Like clockwork and gears
The scientists liken virus replication to putting together a mechanical watch. "You can't put a spring in when the rest of the machinery is already in place. You have to squeeze and place the spring at a certain step in the assembly process, or the whole device won't work," Hurta said. Non-structural and accessory proteins, known as Nsps, played a major role in this process. They exist in a variety of rapidly changing forms depending on the task at hand, similar to a gear shift on a bicycle that allows the wheel to quickly adapt to changing terrain. "Similarly, the Nsps can't move into place in a random or chaotic order; they must follow a specific sequence of operations."
The team figured out how one of the Nsps recognizes the RNA molecules it acts on and how it cuts long strands of copied RNA into the correct length. Combining information from different structural techniques and computations is key to developing an alternative viral defense, O'Neill explains. Because of the similarity of RTC proteins among different viral strains, the team anticipates that drugs developed to block RTC activity could work not only for all COVID-19 variants, but also for other viral infections.
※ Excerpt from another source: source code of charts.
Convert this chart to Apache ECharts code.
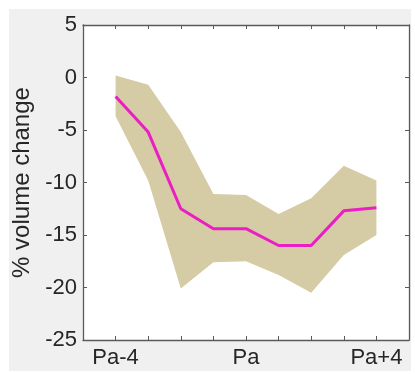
<!DOCTYPE html>
<html>
<head>
<meta charset="utf-8">
<script src="https://cdn.jsdelivr.net/npm/echarts@6/dist/echarts.min.js"></script>
<style>
  html, body { margin: 0; padding: 0; background: #fff; }
  #main { width: 415px; height: 374px; }
</style>
</head>
<body>
<div id="main"></div>
<script>
// x categories, with empty gaps at both ends (like a padded axis)
var categories = ['', 'Pa-4', 'Pa-3', 'Pa-2', 'Pa-1', 'Pa', 'Pa+1', 'Pa+2', 'Pa+3', 'Pa+4', '']
var shownLabels = ['Pa-4', 'Pa', 'Pa+4']

// mean % volume change
var meanValues = [null, -1.8, -5.2, -12.5, -14.4, -14.4, -16.0, -16.0, -12.7, -12.4, null]
// band edges
var upperValues = [null, 0.2, -0.7, -5.2, -11.1, -11.2, -13.0, -11.5, -8.4, -9.8, null]
var lowerValues = [null, -3.7, -9.8, -20.1, -17.6, -17.5, -18.8, -20.5, -16.9, -15.0, null]

var yTicks = [-25, -20, -15, -10, -5, 0, 5]

var bandWidth = []
for (var i = 0; i < categories.length; i++) {
    if (upperValues[i] == null) {
        bandWidth.push(null)
    } else {
        bandWidth.push(+(upperValues[i] - lowerValues[i]).toFixed(2))
    }
}

var chart = echarts.init(document.getElementById('main'))

var textColor = '#262626'
var axisColor = '#5a5a5a'
var font = '"Liberation Sans", Arial, sans-serif'

var option = {
    animation: false,
    graphic: [{
        type: 'rect',
        z: -100,
        silent: true,
        shape: { x: 9, y: 9, width: 402, height: 362 },
        style: { fill: '#f0f0f0' }
    }],
    grid: {
        left: 83,
        right: 6,
        top: 25,
        bottom: 34,
        show: true,
        backgroundColor: '#ffffff',
        borderWidth: 0
    },
    xAxis: [{
        type: 'category',
        data: categories,
        boundaryGap: false,
        position: 'bottom',
        axisLine: { onZero: false, lineStyle: { color: axisColor, width: 1.3 } },
        axisTick: { inside: true, length: 4, interval: 0, lineStyle: { color: axisColor } },
        axisLabel: {
            interval: 0,
            color: textColor,
            fontFamily: font,
            fontSize: 22,
            margin: 7,
            formatter: function (v) {
                return shownLabels.indexOf(v) >= 0 ? v : ''
            }
        },
        splitLine: { show: false }
    }, {
        type: 'category',
        data: categories,
        boundaryGap: false,
        position: 'top',
        axisLine: { onZero: false, lineStyle: { color: axisColor, width: 1.3 } },
        axisTick: { inside: true, length: 4, interval: 0, lineStyle: { color: axisColor } },
        axisLabel: { show: false },
        splitLine: { show: false }
    }],
    yAxis: [{
        type: 'value',
        min: yTicks[0],
        max: yTicks[yTicks.length - 1],
        interval: 5,
        position: 'left',
        name: '% volume change',
        nameLocation: 'middle',
        nameGap: 45,
        nameTextStyle: { color: textColor, fontFamily: font, fontSize: 24 },
        axisLine: { show: true, onZero: false, lineStyle: { color: axisColor, width: 1.3 } },
        axisTick: { show: true, inside: true, length: 4, lineStyle: { color: axisColor } },
        axisLabel: { color: textColor, fontFamily: font, fontSize: 22, margin: 6 },
        splitLine: { show: false }
    }, {
        type: 'value',
        min: yTicks[0],
        max: yTicks[yTicks.length - 1],
        interval: 5,
        position: 'right',
        axisLine: { show: true, onZero: false, lineStyle: { color: axisColor, width: 1.3 } },
        axisTick: { show: true, inside: true, length: 4, lineStyle: { color: axisColor } },
        axisLabel: { show: false },
        splitLine: { show: false }
    }],
    series: [{
        // invisible base of the band
        type: 'line',
        stack: 'band',
        stackStrategy: 'all',
        data: lowerValues,
        symbol: 'none',
        lineStyle: { width: 0, opacity: 0 },
        silent: true
    }, {
        type: 'line',
        stack: 'band',
        stackStrategy: 'all',
        data: bandWidth,
        symbol: 'none',
        lineStyle: { width: 0, opacity: 0 },
        areaStyle: { color: '#d5cba4', opacity: 1 },
        silent: true
    }, {
        type: 'line',
        data: meanValues,
        symbol: 'none',
        lineStyle: { color: '#ea1ec4', width: 3 },
        z: 5
    }]
}

chart.setOption(option)
</script>
</body>
</html>
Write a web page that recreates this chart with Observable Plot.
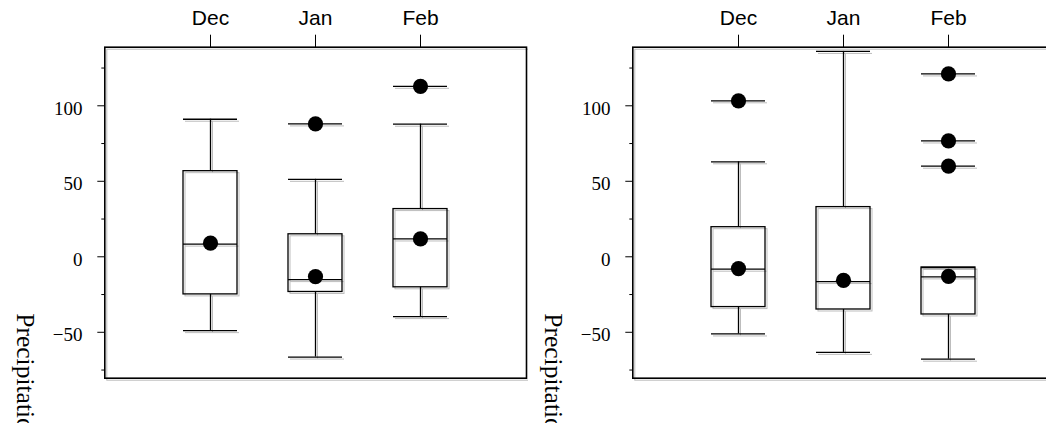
<!DOCTYPE html>
<html><head><meta charset="utf-8">
<script src="https://cdn.jsdelivr.net/npm/d3@7"></script>
<script src="https://cdn.jsdelivr.net/npm/@observablehq/plot@0.6"></script>
<style>
html,body{margin:0;padding:0;overflow:hidden;background:#fff;width:1046px;height:423px}
#wrap{position:relative;width:1046px;height:423px;overflow:hidden;background:#fff}
#wrap svg{position:absolute;top:0;max-width:none}
</style></head><body><div id="wrap"></div>
<script>
// ---------- data ----------
const months = ["Dec", "Jan", "Feb"];
const yTicksMajor = [-50, 0, 50, 100];
const yTicksMinor = [-75, -25, 25, 75, 125];
const axisTitle = "Precipitation";

// left panel
const leftLowerWhisker = [-48.9, -66.4, -39.6];
const leftQ1 = [-24.9, -23.3, -20.2];
const leftMedian = [8.4, -15.1, 11.8];
const leftQ3 = [56.7, 14.9, 31.6];
const leftUpperWhisker = [91.1, 51.3, 87.8];
const leftMean = [9.0, -13.1, 11.8];
const leftOutliers = [[], [88.0], [112.9]];

// right panel
const rightLowerWhisker = [-51.1, -63.3, -67.8];
const rightQ1 = [-33.3, -34.9, -38.2];
const rightMedian = [-8.2, -16.4, -13.3];
const rightQ3 = [19.6, 32.9, -7.1];
const rightUpperWhisker = [62.9, 136.0, -7.1];
const rightMean = [-7.8, -15.6, -13.0];
const rightOutliers = [[103.3], [], [121.1, 76.7, 60.0]];

// ---------- chart ----------
const W = 528, H = 423;
const ML = 104.3, MR = 2, MT = 46.7, MB = 45.3;
const SHADOW = "#bdbdbd";
const SANS = "Liberation Sans, Arial, sans-serif";
const SERIF = "Liberation Serif, Times New Roman, serif";

function panel(lo, q1, med, q3, hi, mean, outliers) {
  const rows = months.map((m, i) => ({month: m, lo: lo[i], q1: q1[i], med: med[i], q3: q3[i], hi: hi[i], mean: mean[i]}));
  const outs = months.flatMap((m, i) => outliers[i].map(v => ({month: m, v})));
  const layer = (stroke, dx, dy, sw) => {
    const o = {stroke, dx, dy, strokeWidth: sw};
    return [
      Plot.ruleX(rows, {x: "month", y1: "lo", y2: "q1", ...o}),
      Plot.ruleX(rows, {x: "month", y1: "q3", y2: "hi", ...o}),
      Plot.barY(rows, {x: "month", y1: "q1", y2: "q3", fill: "none", ...o}),
      Plot.tickY(rows, {x: "month", y: "med", ...o}),
      Plot.tickY(rows, {x: "month", y: "lo", ...o}),
      Plot.tickY(rows, {x: "month", y: "hi", ...o}),
      Plot.tickY(outs, {x: "month", y: "v", ...o})
    ];
  };
  const svg = Plot.plot({
    width: W, height: H,
    marginLeft: ML, marginRight: MR, marginTop: MT, marginBottom: MB,
    style: {background: "white", color: "black"},
    x: {type: "band", domain: months, paddingInner: 0.488, paddingOuter: 0.744, axis: null},
    y: {domain: [-80.4, 138.8], axis: null},
    marks: [
      Plot.frame({stroke: SHADOW, dx: 2, dy: 2, strokeWidth: 1}),
      ...layer(SHADOW, 2, 2, 1),
      ...layer("black", 0, 0, 1.3),
      Plot.frame({stroke: "black", strokeWidth: 1.6}),
      Plot.dot(rows, {x: "month", y: "mean", r: 7.6, fill: "black", stroke: "none"}),
      Plot.dot(outs, {x: "month", y: "v", r: 7.6, fill: "black", stroke: "none"}),
      Plot.axisX({anchor: "top", tickSize: 13, tickPadding: 9.7, fontSize: 21, fontFamily: SANS, label: null}),
      Plot.axisY({ticks: yTicksMajor, tickSize: 7, tickFormat: () => "", label: null}),
      Plot.axisY({ticks: yTicksMinor, tickSize: 3, tickFormat: () => "", label: null}),
      Plot.axisY({ticks: yTicksMajor, tickSize: 0, tickPadding: 22.3, dy: 3, fontSize: 19, fontFamily: SERIF, label: null})
    ]
  });
  d3.select(svg).append("text")
    .attr("transform", "translate(16.5,313.3) rotate(90)")
    .attr("text-anchor", "start")
    .attr("font-family", SERIF)
    .attr("font-size", 25.5)
    .attr("fill", "black")
    .text(axisTitle);
  return svg;
}

const wrap = document.getElementById("wrap");
const a = panel(leftLowerWhisker, leftQ1, leftMedian, leftQ3, leftUpperWhisker, leftMean, leftOutliers);
const b = panel(rightLowerWhisker, rightQ1, rightMedian, rightQ3, rightUpperWhisker, rightMean, rightOutliers);
a.style.left = "0px";
b.style.left = "527.5px";
wrap.appendChild(a);
wrap.appendChild(b);
</script></body></html>
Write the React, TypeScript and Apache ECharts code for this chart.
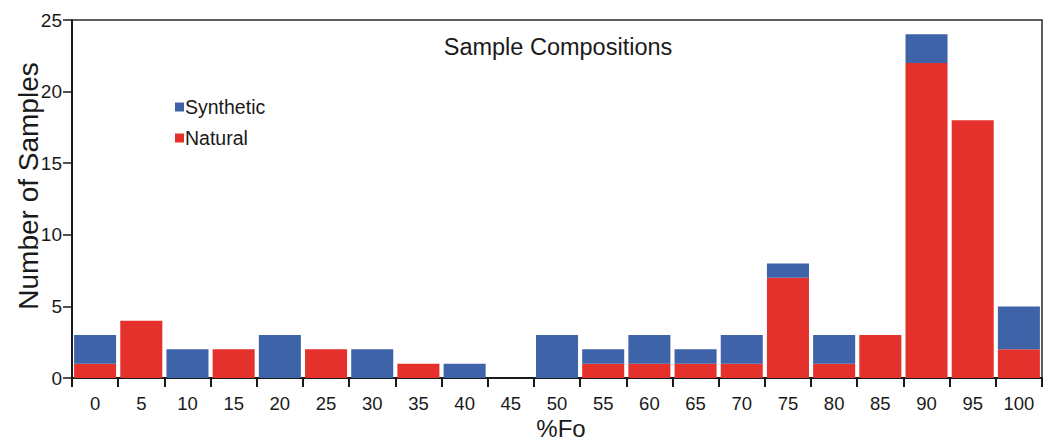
import React, { useEffect, useRef } from "react";
import * as echarts from "echarts";

const categories = ["0","5","10","15","20","25","30","35","40","45","50","55","60","65","70","75","80","85","90","95","100"];
const natural =   [1, 4, 0, 2, 0, 2, 0, 1, 0, 0, 0, 1, 1, 1, 1, 7, 1, 3, 22, 18, 2];
const synthetic = [2, 0, 2, 0, 3, 0, 2, 0, 1, 0, 3, 1, 2, 1, 2, 1, 2, 0, 2, 0, 3];
const yTicks = [0, 5, 10, 15, 20, 25];

const FONT = "Arial, 'Liberation Sans', sans-serif";
const INK = "#1a1a1a";

export default function App() {
  const ref = useRef<HTMLDivElement>(null);
  useEffect(() => {
    if (!ref.current) return;
    const chart = echarts.init(ref.current, undefined, { renderer: "svg" });
    chart.setOption({
      animation: false,
      backgroundColor: "#ffffff",
      textStyle: { fontFamily: FONT },
      title: {
        text: "Sample Compositions",
        left: 553,
        textAlign: "center",
        top: 30,
        textStyle: { fontFamily: FONT, fontSize: 23.5, fontWeight: "normal", color: INK },
      },
      legend: {
        data: ["Synthetic", "Natural"],
        orient: "vertical",
        left: 170,
        top: 92,
        icon: "rect",
        itemWidth: 9,
        itemHeight: 9,
        itemGap: 11,
        textStyle: { fontFamily: FONT, fontSize: 19.5, color: INK, padding: [0, 0, 0, -4] },
      },
      graphic: [
        {
          type: "text",
          x: 28,
          y: 186,
          rotation: Math.PI / 2,
          style: {
            text: "Number of Samples",
            fontFamily: FONT,
            fontSize: 28,
            fill: INK,
            textAlign: "center",
            textVerticalAlign: "middle",
          },
        },
        {
          type: "text",
          x: 561,
          y: 428.5,
          style: {
            text: "%Fo",
            fontFamily: FONT,
            fontSize: 24,
            fill: INK,
            textAlign: "center",
            textVerticalAlign: "middle",
          },
        },
      ],
      grid: {
        left: 72,
        right: 4,
        top: 20,
        bottom: 64,
        show: true,
        borderColor: "#2a2a2a",
        borderWidth: 1.5,
        backgroundColor: "transparent",
      },
      xAxis: {
        type: "category",
        data: categories,
        axisLine: { lineStyle: { color: INK, width: 2 } },
        axisTick: { show: true, length: 9, lineStyle: { color: INK, width: 2 } },
        axisLabel: { fontFamily: FONT, fontSize: 18.5, color: INK, margin: 16, interval: 0 },
      },
      yAxis: {
        type: "value",
        min: 0,
        max: 25,
        interval: 5,
        axisLine: { show: true, lineStyle: { color: INK, width: 2 } },
        axisTick: { show: true, length: 9, lineStyle: { color: INK, width: 1.5 } },
        axisLabel: {
          fontFamily: FONT,
          fontSize: 19,
          color: INK,
          margin: 10,
          formatter: (v: number) => (yTicks.includes(v) ? String(v) : ""),
        },
        splitLine: { show: false },
      },
      series: [
        {
          name: "Natural",
          type: "bar",
          stack: "total",
          data: natural,
          barCategoryGap: "9%",
          itemStyle: { color: "#e5312b" },
        },
        {
          name: "Synthetic",
          type: "bar",
          stack: "total",
          data: synthetic,
          barCategoryGap: "9%",
          itemStyle: { color: "#3e63a8" },
        },
      ],
    });
    return () => chart.dispose();
  }, []);
  return <div ref={ref} style={{ width: 1046, height: 442, position: "absolute", left: 0, top: 0 }} />;
}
The Advanced Light Source (ALS) is a research facility at Lawrence Berkeley National Laboratory in Berkeley, California. It is one of the world's brightest sources of ultraviolet and soft X-ray light. The latter has a much lower photon energy than hard X-rays, enabling imaging of solids as a homogeneous "unexposed" medium. In addition, the ALS is the first "third generation" synchrotron light source in its energy range.
The ALS provides multiple extremely bright sources of intense and coherent short-wavelength light that researchers from around the world use for scientific experiments. It is funded by the U.S. Department of Energy (DOE) and managed by the University of California (UC).
How ALS works
Electron bunches moving almost at the speed of light are forced into an almost circular path by magnets in the ultra-high vacuum of the ALS storage ring. Between these magnets, there are straight sections with dozens of magnets with alternating polarity, called "undulators." They force the electrons onto a slalom-like path. Under the influence of the deviations from the straight path, electromagnetic rays are emitted, ranging from infrared through the visible and ultraviolet range to X-ray wavelengths. The resulting beams can be guided to the instruments of the experimental stations via branching tubes – the beamlines.
The ALS has a complex vacuum system with a total length of more than one kilometer of vacuum tubes for the electron and photon beams. The vacuum pressure in the beam tubes is 100 mbar at some experimental stations and goes up to 1x10-11 mbar in the storage ring.
The extreme vacuum is necessary for a very simple reason: If the tubes were ventilated normally, the elementary particles would collide with the air molecules immediately after leaving the electron or photon source and interact with them. Accelerated radiation would not even occur.
In order to be able to seal off certain sections of the high and ultrahigh vacuum area for maintenance work, VAT sector valves are used. They can be used to hermetically seal the sections and thus maintain the high and ultrahigh vacuum in the other areas. In addition, VAT quick-acting valves are used to quickly isolate affected ring or tube sections in the event of leakage, maintaining the vacuum and preventing possible contamination by incoming air.
The vacuum valves used are VAT all-metal valves. These are characterized by the fact that they function completely without elastomer seals. Sealing here is achieved with metal on metal - the surfaces of the seals are correspondingly precise. Elastomer seals, which are also frequently used for valves in a vacuum, decompose very quickly under the high temperatures and high-energy radiation prevailing in the beamlines and storage ring.